I'm tired of you yelling "potato!" all the time. Can you maybe not-

Their heads were crunchy when I stepped on them, but it didn't stop me from catching that frog.

Posted

*in tears* What happened to my little puppet people?? And where's Betrand the Frog??

*maniacal laughter* T'was me, just as no one predicted!! Mwhahaha!!!

Posted

YOU STAB SOMEONE EVERY WEEK?????

As long as no umbrellas come near me I'll be fine

Posted

Are you sure it’s a good idea to drive your rocket in an umbrella factory?

You forgot to mention the flaming robot tenrecs of doom.

Posted

Did you know that our class voted you "Best Eggplant Of The Year" again?

Ah, that's unfortunate. I would've gone for the bedazzled dictionary, honestly.

Posted

I chose the dark tome to read and now my soul is gonna be sold for a bagle.

Of course! What else do you use chicken feet for?

Posted

Let me stop you right there, after this story, we're going to need to discuss your spendings habits. It's not like some evil mystical witch is going to take pity on you and give your more money or something. Okay continue.

All kinds of animals!

Posted

What kind of animal did you throw at the police officer?

It's complicated, but basically yes.

Posted

So you're telling me that the sun is in fact not a really hot ball of cheese? 

There is no amount of nonsensical tomfoolery that can compete with my absolute idiocy

Posted

*gulp gulp gulp* "I'm sorry-" *burp* "-can you-" *burp* "-say that again? I was too busy drinking this wonderful, beautiful, heavenly Worcestershire sauce."

Quote

How does anyone say "Worcestershire sauce?"

And does it have anything to do with the Shire?

You'd think that, wouldn't you! But he was actually a hobbit, so it was fine.

Posted

Um... I'm pretty sure that it's illegal to launch our science teacher into a volcano via a catapult. 

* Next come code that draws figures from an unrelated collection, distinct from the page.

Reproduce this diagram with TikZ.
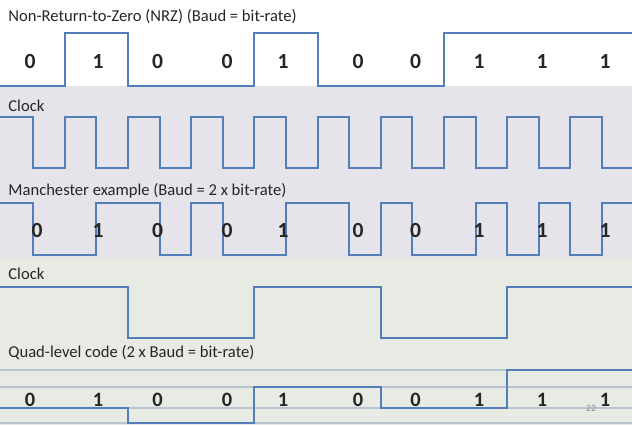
\documentclass[tikz,border=0pt]{standalone}
\usepackage{fontspec}
\setmainfont{Carlito}
\usepackage{xcolor}
\definecolor{sigblue}{RGB}{84,126,186}
\definecolor{reflvl}{RGB}{184,196,208}
\definecolor{bandlav}{RGB}{230,228,235}
\definecolor{bandgrn}{RGB}{232,234,228}
\definecolor{txtgray}{RGB}{38,38,38}

\begin{document}
\begin{tikzpicture}[
  x=0.5pt, y=-0.5pt,
  sig/.style={draw=sigblue, line width=1pt, line join=miter},
  lvl/.style={draw=reflvl, line width=0.8pt},
  title/.style={anchor=base west, inner sep=0pt, font=\fontsize{8.3}{9.5}\selectfont, text=txtgray},
  bit/.style={anchor=base, inner sep=0pt, font=\fontsize{10.8}{12}\selectfont\bfseries, text=txtgray},
]
  \useasboundingbox (0,0) rectangle (632,425);

  % background bands
  \fill[white] (0,0) rectangle (632,86);
  \fill[bandlav] (0,86) rectangle (632,258);
  \fill[bandgrn] (0,258) rectangle (632,425);

  % titles
  \node[title] (nrz)  at (8,21)  {Non-Return-to-Zero (NRZ) (Baud = bit-rate)};
  \node[title] (clka) at (8,111) {Clock};
  \node[title] (man)  at (8,195) {Manchester example (Baud = 2 x bit-rate)};
  \node[title] (clkb) at (8,279) {Clock};
  \node[title] (quad) at (8,357) {Quad-level code (2 x Baud = bit-rate)};

  % NRZ
  \draw[sig] (0,86) -- (64.7,86) -- (64.7,33) -- (127.9,33) -- (127.9,86)
    -- (254.3,86) -- (254.3,33) -- (317.5,33) -- (317.5,86)
    -- (443.9,86) -- (443.9,33) -- (632,33);

  % clock, one cycle per bit
  \draw[sig] (0,117) -- (33.1,117) -- (33.1,168) -- (64.7,168)
    -- (64.7,117) -- (96.3,117) -- (96.3,168) -- (127.9,168)
    -- (127.9,117) -- (159.5,117) -- (159.5,168) -- (191.1,168)
    -- (191.1,117) -- (222.7,117) -- (222.7,168) -- (254.3,168)
    -- (254.3,117) -- (285.9,117) -- (285.9,168) -- (317.5,168)
    -- (317.5,117) -- (349.1,117) -- (349.1,168) -- (380.7,168)
    -- (380.7,117) -- (412.3,117) -- (412.3,168) -- (443.9,168)
    -- (443.9,117) -- (475.5,117) -- (475.5,168) -- (507.1,168)
    -- (507.1,117) -- (538.7,117) -- (538.7,168) -- (570.3,168)
    -- (570.3,117) -- (601.9,117) -- (601.9,168) -- (632,168);

  % Manchester
  \draw[sig] (0,203) -- (33.1,203) -- (33.1,255) -- (96.3,255)
    -- (96.3,203) -- (159.5,203) -- (159.5,255) -- (191.1,255)
    -- (191.1,203) -- (222.7,203) -- (222.7,255) -- (285.9,255)
    -- (285.9,203) -- (349.1,203) -- (349.1,255) -- (380.7,255)
    -- (380.7,203) -- (412.3,203) -- (412.3,255) -- (475.5,255)
    -- (475.5,203) -- (507.1,203) -- (507.1,255) -- (538.7,255)
    -- (538.7,203) -- (570.3,203) -- (570.3,255) -- (601.9,255)
    -- (601.9,203) -- (632,203);

  % clock, one cycle per four bits
  \draw[sig] (0,287) -- (127.9,287) -- (127.9,338) -- (254.3,338)
    -- (254.3,287) -- (380.7,287) -- (380.7,338) -- (507.1,338)
    -- (507.1,287) -- (632,287);

  % quad-level reference lines and signal
  \draw[lvl] (0,370) -- (632,370);
  \draw[lvl] (0,387) -- (632,387);
  \draw[lvl] (0,408) -- (632,408);
  \draw[lvl] (0,423) -- (632,423);
  \draw[sig] (0,408) -- (127.9,408) -- (127.9,423) -- (254.3,423)
    -- (254.3,387) -- (380.7,387) -- (380.7,408) -- (507.1,408)
    -- (507.1,370) -- (632,370);

  % bit values
  \foreach \x/\b [count=\i] in {30/0,98/1,157.5/0,227/0,283/1,358/0,415.5/0,479/1,542/1,605/1}
    \node[bit] (nrzb\i) at (\x,68) {\b};
  \foreach \x/\b [count=\i] in {37/0,98/1,157.5/0,227/0,283/1,358/0,415.5/0,479/1,542/1,605/1}
    \node[bit] (manb\i) at (\x,237) {\b};
  \foreach \x/\b [count=\i] in {30/0,98/1,157.5/0,227/0,283/1,358/0,415.5/0,479/1,542/1,605/1}
    \node[bit, font=\fontsize{10.2}{11}\selectfont\bfseries] (quadb\i) at (\x,406) {\b};

  \node[anchor=base, inner sep=0pt, font=\fontsize{4.8}{6}\selectfont, text=black!45] (page) at (591,411) {22};
\end{tikzpicture}
\end{document}
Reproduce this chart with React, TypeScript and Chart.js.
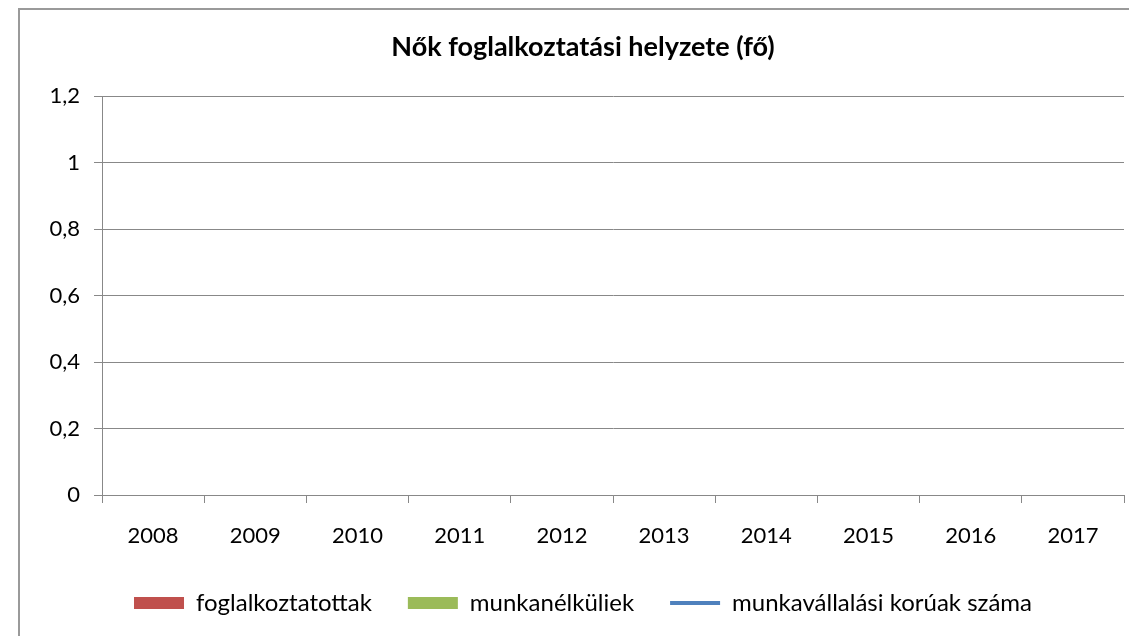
import React, { useEffect, useRef } from "react";
import { Chart, registerables } from "chart.js";

Chart.register(...registerables);

const categories = ["2008", "2009", "2010", "2011", "2012", "2013", "2014", "2015", "2016", "2017"];
const employed: (number | null)[] = [null, null, null, null, null, null, null, null, null, null];
const unemployed: (number | null)[] = [null, null, null, null, null, null, null, null, null, null];
const workingAge: (number | null)[] = [null, null, null, null, null, null, null, null, null, null];
const seriesNames = ["foglalkoztatottak", "munkanélküliek", "munkavállalási korúak száma"];
const seriesColors = ["#C0504D", "#9BBB59", "#4F81BD"];
const titleText = "Nők foglalkoztatási helyzete (fő)";

const FONT = "Lato, 'Open Sans', sans-serif";

const framePlugin = {
  id: "frame",
  beforeDraw(chart: any) {
    const ctx = chart.ctx;
    ctx.save();
    ctx.fillStyle = "#ffffff";
    ctx.fillRect(0, 0, chart.width, chart.height);
    ctx.strokeStyle = "#9a9a9a";
    ctx.lineWidth = 2;
    ctx.beginPath();
    ctx.moveTo(19, chart.height);
    ctx.lineTo(19, 9);
    ctx.lineTo(chart.width, 9);
    ctx.stroke();
    ctx.restore();
  },
};

export default function App() {
  const ref = useRef<HTMLCanvasElement>(null);
  useEffect(() => {
    if (!ref.current) return;
    const chart = new Chart(ref.current, {
      type: "bar",
      data: {
        labels: categories,
        datasets: [
          { type: "bar", label: seriesNames[0], data: employed, backgroundColor: seriesColors[0], order: 2 },
          { type: "bar", label: seriesNames[1], data: unemployed, backgroundColor: seriesColors[1], order: 2 },
          {
            type: "line",
            label: seriesNames[2],
            data: workingAge,
            borderColor: seriesColors[2],
            backgroundColor: seriesColors[2],
            borderWidth: 4,
            pointRadius: 0,
            order: 1,
          } as any,
        ],
      },
      options: {
        responsive: false,
        animation: false,
        layout: { padding: { top: 10, left: 42, right: 5, bottom: 11 } },
        plugins: {
          tooltip: { enabled: false },
          title: {
            display: true,
            text: titleText,
            color: "#000000",
            font: { family: FONT, size: 27, weight: "bold" },
            padding: { top: 21, bottom: 33 },
          },
          legend: {
            position: "bottom",
            labels: {
              color: "#000000",
              font: { family: FONT, size: 24 },
              usePointStyle: true,
              pointStyleWidth: 50,
              boxHeight: 12,
              padding: 36,
              generateLabels: () =>
                seriesNames.map((name, i) => ({
                  text: name,
                  fillStyle: seriesColors[i],
                  strokeStyle: seriesColors[i],
                  lineWidth: i === 2 ? 4 : 0,
                  pointStyle: i === 2 ? "line" : "rect",
                  fontColor: "#000000",
                  datasetIndex: i,
                  hidden: false,
                })) as any,
            },
          },
        },
        scales: {
          x: {
            offset: true,
            grid: {
              offset: true,
              drawOnChartArea: false,
              drawTicks: true,
              tickLength: 8,
              color: "#888888",
            },
            border: { color: "#888888", width: 1 },
            ticks: {
              color: "#000000",
              font: { family: FONT, size: 22 },
              padding: 20,
              maxRotation: 0,
              autoSkip: false,
            },
            afterFit: (s: any) => {
              s.height = 60;
            },
          },
          y: {
            min: 0,
            max: 1.2,
            grid: { color: "#888888", tickLength: 8 },
            border: { color: "#888888", width: 1 },
            ticks: {
              stepSize: 0.2,
              color: "#000000",
              font: { family: FONT, size: 22 },
              padding: 14,
              callback: (v: any) => String(Math.round(Number(v) * 10) / 10).replace(".", ","),
            },
            afterFit: (s: any) => {
              s.width = 60;
            },
          },
        },
      },
      plugins: [framePlugin],
    });
    return () => chart.destroy();
  }, []);
  return (
    <div style={{ position: "absolute", left: 0, top: 0, width: 1129, height: 636, background: "#fff" }}>
      <canvas ref={ref} width={1129} height={636} style={{ display: "block" }} />
    </div>
  );
}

Sure you can! All it takes are five easy payments... of your soul.

Posted

Can i buy one of these flowers?

2 hours ago, The Bookwyrm said:

How does anyone say "Worcestershire sauce?"

Quote

I'll say it for you tomorrow. just remind me when i get in the car.

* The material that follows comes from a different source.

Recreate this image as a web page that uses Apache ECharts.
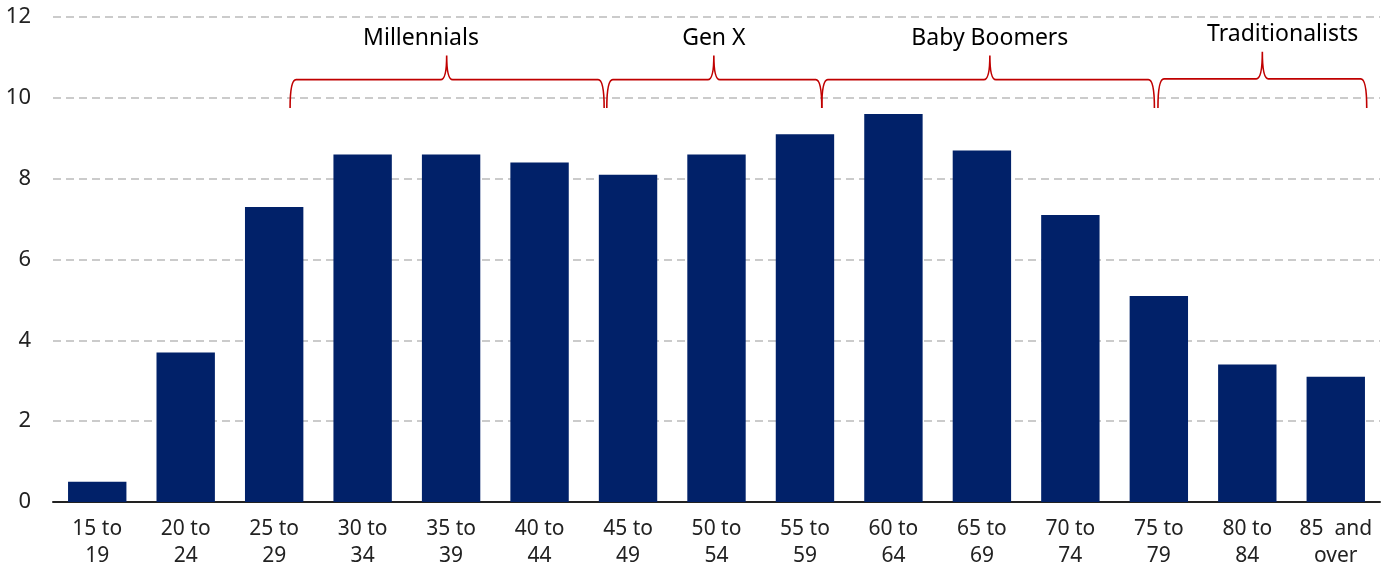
<!DOCTYPE html>
<html>
<head>
<meta charset="utf-8">
<script src="https://cdn.jsdelivr.net/npm/echarts@6/dist/echarts.min.js"></script>
<style>
html,body{margin:0;padding:0;background:#fff;}
#chart{width:1391px;height:573px;}
</style>
</head>
<body>
<div id="chart"></div>
<script>
const categories = ['15 to\n19','20 to\n24','25 to\n29','30 to\n34','35 to\n39','40 to\n44','45 to\n49','50 to\n54','55 to\n59','60 to\n64','65 to\n69','70 to\n74','75 to\n79','80 to\n84','85  and\nover'];
const values = [0.5, 3.7, 7.3, 8.6, 8.6, 8.4, 8.1, 8.6, 9.1, 9.6, 8.7, 7.1, 5.1, 3.4, 3.1];

// generation brackets (in category-index units)
const genNames = ['Millennials', 'Gen X', 'Baby Boomers', 'Traditionalists'];
const genStart = [2.18, 5.76, 8.19, 11.99];
const genEnd   = [5.73, 8.19, 11.95, 14.35];
const genPeak  = [3.95, 6.97, 10.09, 13.17];
const genLabel = [3.66, 6.97, 10.09, 13.40];
const bracketBottom = [9.75, 9.75, 9.75, 9.75];
const bracketMid    = [10.45, 10.45, 10.45, 10.47];
const bracketTop    = [11.05, 11.05, 11.05, 11.14];
const labelLevel    = [11.48, 11.48, 11.48, 11.57];

const bracketData = genNames.map((n, i) => [genStart[i], genEnd[i], genPeak[i], genLabel[i], bracketBottom[i], bracketMid[i], bracketTop[i], labelLevel[i], n]);

const chart = echarts.init(document.getElementById('chart'));
const font = '"Noto Sans", sans-serif';

function renderBracket(params, api) {
  const d = bracketData[params.dataIndex];
  const p0 = api.coord([0, 0]);
  const band = api.size([1, 0])[0];
  const xAt = (idx) => p0[0] + idx * band;
  const yAt = (v) => api.coord([0, v])[1];
  const x0 = xAt(d[0]), x1 = xAt(d[1]), xp = xAt(d[2]), xl = xAt(d[3]);
  const yb = yAt(d[4]), ym = yAt(d[5]), yt = yAt(d[6]), yl = yAt(d[7]);
  const r = 6;
  const path = `M${x0} ${yb} Q${x0} ${ym} ${x0 + r} ${ym} L${xp - r} ${ym} Q${xp} ${ym} ${xp} ${yt} Q${xp} ${ym} ${xp + r} ${ym} L${x1 - r} ${ym} Q${x1} ${ym} ${x1} ${yb}`;
  return {
    type: 'group',
    children: [
      { type: 'path', shape: { pathData: path }, style: { fill: null, stroke: '#C00000', lineWidth: 1.6 } },
      { type: 'text', style: { text: d[8], x: xl, y: yl, align: 'center', verticalAlign: 'middle', fill: '#000', font: '23px ' + font } }
    ]
  };
}

chart.setOption({
  animation: false,
  grid: { left: 53, right: 11, top: 17, bottom: 71 },
  xAxis: {
    type: 'category',
    data: categories,
    axisLine: { lineStyle: { color: '#222', width: 2 } },
    axisTick: { show: false },
    axisLabel: { color: '#222', fontSize: 21, fontFamily: font, lineHeight: 27, margin: 14, interval: 0 }
  },
  yAxis: {
    type: 'value',
    min: 0, max: 12, interval: 2,
    axisLine: { show: false },
    axisTick: { show: false },
    axisLabel: { color: '#222', fontSize: 22, fontFamily: font, margin: 22 },
    splitLine: { lineStyle: { color: '#bbb', type: [8, 5], width: 1.6 } }
  },
  series: [
    {
      type: 'bar',
      data: values,
      barWidth: '66%',
      itemStyle: { color: '#012169' }
    },
    {
      type: 'custom',
      renderItem: renderBracket,
      data: bracketData.map((d, i) => [i, 0]),
      encode: { x: 0, y: 1 },
      clip: false,
      silent: true,
      z: 5
    }
  ]
});
</script>
</body>
</html>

Sure, just yeet my cucumber over here and I'll get ready to go.

Posted

You sure you can survive a jump into that ravine? Don’t you need any safety equipment?

Wait a minute you’re telling me you didn’t tell me to do that??

Posted (edited)

patrick, that's a gun.

wait what?

Edited by Just_a_Fan_YT
Posted

Thanks for offering to babysit! The battle plans are on the counter, and the wedding cake is in the fridge for when you need it. Thanksfordoingthisbye!

Is this some kind of orchestra joke that I'm too band geek to get?

Posted

*squawks in violin*

*maniacal laughter* You have failed, hero! now nothing can stand between me and-oh look! A pretty rainbow!